Let $R$ be a commutative ring. Prove that $\text{Hom}_R(R,M)$ and $M$ are isomorphic as left $R$-mod. Question Let $R$ be a commutative ring. Prove that $\text{Hom}_R(R,M)$ and $M$ are isomorphic as left $R$-modules.
Attempt
- Define a map $\phi:\text{Hom}_R(R,M)\to M$ by $\phi(f)=f(1), \forall f\in \text{Hom}_R(R,M) $. This makes sense as any $R$-module map $R\to M$ is determined by where it sends $1$.

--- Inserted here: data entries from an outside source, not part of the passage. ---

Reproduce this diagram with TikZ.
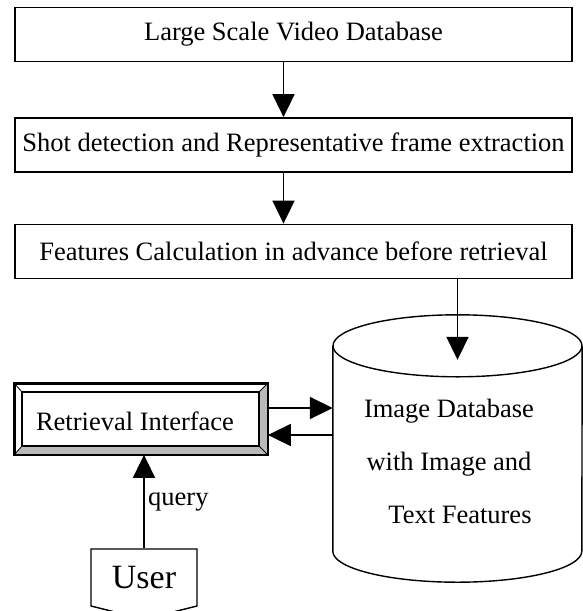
\documentclass[tikz,border=0pt]{standalone}
\usepackage{fontspec}
\setmainfont{Liberation Serif}
\usepackage{tikz}
\usetikzlibrary{shapes}
\usetikzlibrary{shapes.symbols}
\usetikzlibrary{calc}
\usetikzlibrary{arrows.meta}
\newcommand{\txtsize}{\fontsize{26.5}{30}\selectfont}
\newcommand{\usersize}{\fontsize{34}{40}\selectfont}

\begin{document}
\begin{tikzpicture}[x=1pt, y=-1pt,
    every node/.style={font=\txtsize},
    stagebox/.style={draw, line width=1.8pt, minimum width=557pt, minimum height=54pt, inner sep=0pt},
    dbcap/.style={x radius=124.5pt, y radius=31pt},
    arr/.style={line width=1.8pt, -{Triangle[length=23pt, width=22pt]}}]
  \useasboundingbox (0, 0) rectangle (583, 611);

  \node[stagebox] (vdb) at (293.5, 34.5) {Large Scale Video Database};
  \node[stagebox] (shot) at (293.5, 145) {Shot detection and Representative frame extraction};
  \node[stagebox] (feat) at (293.5, 251.5) {Features Calculation in advance before retrieval};

  % image database drum
  \node[minimum width=249pt, minimum height=267pt, inner sep=0pt] (idb) at (457.5, 448.5) {};
  \draw[line width=1.4pt] ($(idb.north)+(0, 31)$) ellipse [dbcap];
  \draw[line width=1.4pt] ($(idb.north west)+(0, 31)$) -- ($(idb.south west)+(0, -31)$)
    arc[start angle=180, end angle=360, dbcap] -- ($(idb.north east)+(0, 31)$);
  \node[align=center, font=\fontsize{26.5}{53}\selectfont] (idbt) at (449, 461)
    {Image Database\\with Image and\\\hspace*{22pt}Text Features};

  % retrieval interface, bevelled
  \node[draw, line width=1.8pt, minimum width=252pt, minimum height=70pt, inner sep=0pt] (ri) at (141, 419) {};
  \coordinate (rinw) at ($(ri.north west)+(8, 9)$);
  \coordinate (rine) at ($(ri.north east)+(-9, 9)$);
  \coordinate (rise) at ($(ri.south east)+(-9, -9)$);
  \coordinate (risw) at ($(ri.south west)+(8, -9)$);
  \fill[gray!55] (ri.south west) -- (ri.south east) -- (rise) -- (risw) -- cycle;
  \fill[gray!55] (ri.south east) -- (ri.north east) -- (rine) -- (rise) -- cycle;
  \draw[line width=0.8pt] (ri.north west) -- (rinw) (ri.north east) -- (rine)
    (ri.south east) -- (rise) (ri.south west) -- (risw);
  \draw[line width=1.8pt] (rinw) rectangle (rise);
  \draw[line width=1.8pt] (ri.north west) rectangle (ri.south east);
  \node (rit) at (135, 421) {Retrieval Interface};

  \node[signal, signal to=south, signal from=nowhere, signal pointer angle=152, draw, line width=1.4pt,
        minimum width=106pt, minimum height=65pt, inner sep=0pt, font=\usersize] (user) at (144, 577.5) {User};

  \draw[arr] ([xshift=-10pt]vdb.south) -- ([xshift=-10pt]shot.north);
  \draw[arr] ([xshift=-10pt]shot.south) -- ([xshift=-10pt]feat.north);
  \draw[arr] (feat.south -| idb.north) -- ($(idb.north)+(0, 45)$);
  \draw[arr] ([yshift=11pt]ri.east) -- ([yshift=11pt]ri.east -| idb.west);
  \draw[arr] ([yshift=-16pt]ri.east -| idb.west) -- ([yshift=-16pt]ri.east);
  \draw[arr] (user.north) -- (user.north |- ri.south) node[midway, right] {query};
\end{tikzpicture}
\end{document}
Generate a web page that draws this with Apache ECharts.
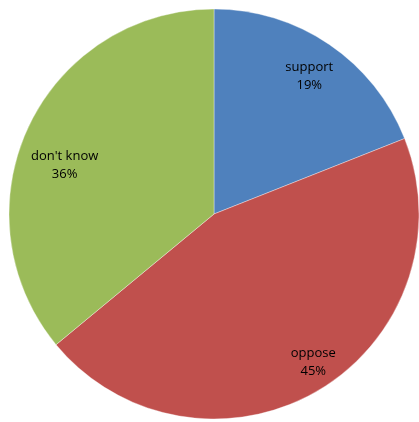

- Define a map $\psi:M\to \text{Hom}_R(R,M)$ by $\psi(m)=f_m$, makes sense as $f_m:R\to M$ $r\mapsto rm$ is a well defined homomorphism.
$$\text{Hom}_R(R,M)\longrightarrow^\phi M\longrightarrow^\psi \text{Hom}_R(R,M) .$$ $\phi o \psi(m)=\phi(\psi(m))=\phi(f_m)=f_m(1)=m=\text{id}_M(m).$
$$M\longrightarrow^\psi \text{Hom}_R(R,M)\longrightarrow^\phi M.$$ $\psi\phi(f)=\psi(f(1))=f_{f(1)}=f=\text{id}_{\text{Hom}_R(R,M)}(f).$
I just need a clarification whether this solution is correct. I don't need alternative solution I already done.
$$\psi\phi(f) = \psi(f(1)) = f_{f(1)} \stackrel{!}= f = \text{id}_{\text{Hom}_R(R,M)}(f)$$ where $(!)$ is true because $(\forall r \in R) \ f_{f(1)}(r) = rf(1) = f(r)$.